Exercise details: Output the full listing below exactly as it reads, and skip anything that is a picture.
START Raw data
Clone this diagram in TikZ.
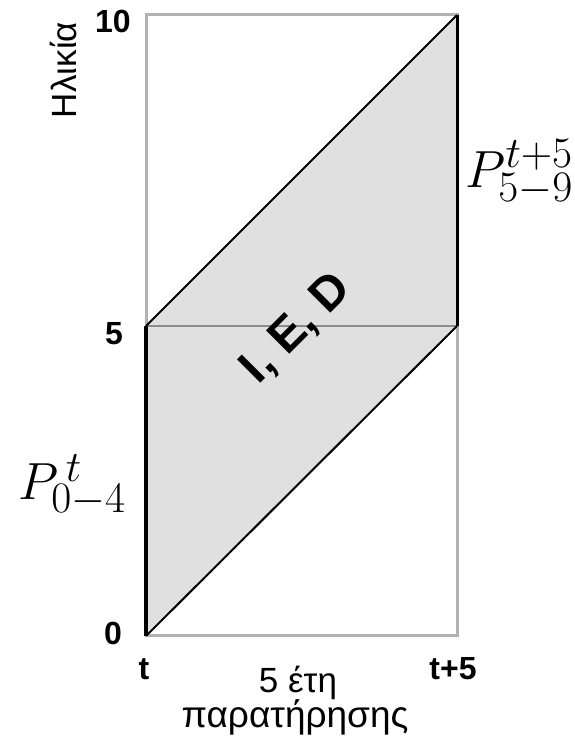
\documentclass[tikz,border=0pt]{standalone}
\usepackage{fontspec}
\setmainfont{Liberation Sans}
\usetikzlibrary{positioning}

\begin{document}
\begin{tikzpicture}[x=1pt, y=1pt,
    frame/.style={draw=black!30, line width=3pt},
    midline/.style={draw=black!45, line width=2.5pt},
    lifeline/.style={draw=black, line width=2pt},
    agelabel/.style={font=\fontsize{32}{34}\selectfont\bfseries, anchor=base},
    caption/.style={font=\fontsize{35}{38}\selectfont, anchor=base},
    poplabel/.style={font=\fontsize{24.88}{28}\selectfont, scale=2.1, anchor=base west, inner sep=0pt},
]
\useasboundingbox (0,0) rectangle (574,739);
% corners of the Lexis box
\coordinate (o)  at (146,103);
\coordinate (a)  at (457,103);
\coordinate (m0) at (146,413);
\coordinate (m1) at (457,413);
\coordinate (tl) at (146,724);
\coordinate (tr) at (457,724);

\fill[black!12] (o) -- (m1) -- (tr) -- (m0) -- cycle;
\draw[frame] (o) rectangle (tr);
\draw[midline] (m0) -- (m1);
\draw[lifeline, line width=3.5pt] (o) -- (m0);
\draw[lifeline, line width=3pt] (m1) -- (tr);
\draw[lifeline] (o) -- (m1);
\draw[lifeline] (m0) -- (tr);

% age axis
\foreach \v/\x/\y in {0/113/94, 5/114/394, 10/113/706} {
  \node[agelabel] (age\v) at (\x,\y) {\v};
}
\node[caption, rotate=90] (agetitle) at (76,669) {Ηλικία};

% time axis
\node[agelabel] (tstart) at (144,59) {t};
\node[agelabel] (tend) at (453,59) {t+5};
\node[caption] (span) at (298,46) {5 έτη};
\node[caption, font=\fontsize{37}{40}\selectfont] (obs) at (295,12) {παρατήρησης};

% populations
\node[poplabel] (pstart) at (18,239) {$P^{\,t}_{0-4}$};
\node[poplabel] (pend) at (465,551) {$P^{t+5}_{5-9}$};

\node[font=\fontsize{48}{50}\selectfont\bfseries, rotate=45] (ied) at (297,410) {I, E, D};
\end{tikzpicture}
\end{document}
END Raw data
The reply:
Clone this diagram in TikZ.
\documentclass[tikz,border=0pt]{standalone}
\usepackage{fontspec}
\setmainfont{Liberation Sans}
\usetikzlibrary{positioning}

\begin{document}
\begin{tikzpicture}[x=1pt, y=1pt,
    frame/.style={draw=black!30, line width=3pt},
    midline/.style={draw=black!45, line width=2.5pt},
    lifeline/.style={draw=black, line width=2pt},
    agelabel/.style={font=\fontsize{32}{34}\selectfont\bfseries, anchor=base},
    caption/.style={font=\fontsize{35}{38}\selectfont, anchor=base},
    poplabel/.style={font=\fontsize{24.88}{28}\selectfont, scale=2.1, anchor=base west, inner sep=0pt},
]
\useasboundingbox (0,0) rectangle (574,739);
% corners of the Lexis box
\coordinate (o)  at (146,103);
\coordinate (a)  at (457,103);
\coordinate (m0) at (146,413);
\coordinate (m1) at (457,413);
\coordinate (tl) at (146,724);
\coordinate (tr) at (457,724);

\fill[black!12] (o) -- (m1) -- (tr) -- (m0) -- cycle;
\draw[frame] (o) rectangle (tr);
\draw[midline] (m0) -- (m1);
\draw[lifeline, line width=3.5pt] (o) -- (m0);
\draw[lifeline, line width=3pt] (m1) -- (tr);
\draw[lifeline] (o) -- (m1);
\draw[lifeline] (m0) -- (tr);

% age axis
\foreach \v/\x/\y in {0/113/94, 5/114/394, 10/113/706} {
  \node[agelabel] (age\v) at (\x,\y) {\v};
}
\node[caption, rotate=90] (agetitle) at (76,669) {Ηλικία};

% time axis
\node[agelabel] (tstart) at (144,59) {t};
\node[agelabel] (tend) at (453,59) {t+5};
\node[caption] (span) at (298,46) {5 έτη};
\node[caption, font=\fontsize{37}{40}\selectfont] (obs) at (295,12) {παρατήρησης};

% populations
\node[poplabel] (pstart) at (18,239) {$P^{\,t}_{0-4}$};
\node[poplabel] (pend) at (465,551) {$P^{t+5}_{5-9}$};

\node[font=\fontsize{48}{50}\selectfont\bfseries, rotate=45] (ied) at (297,410) {I, E, D};
\end{tikzpicture}
\end{document}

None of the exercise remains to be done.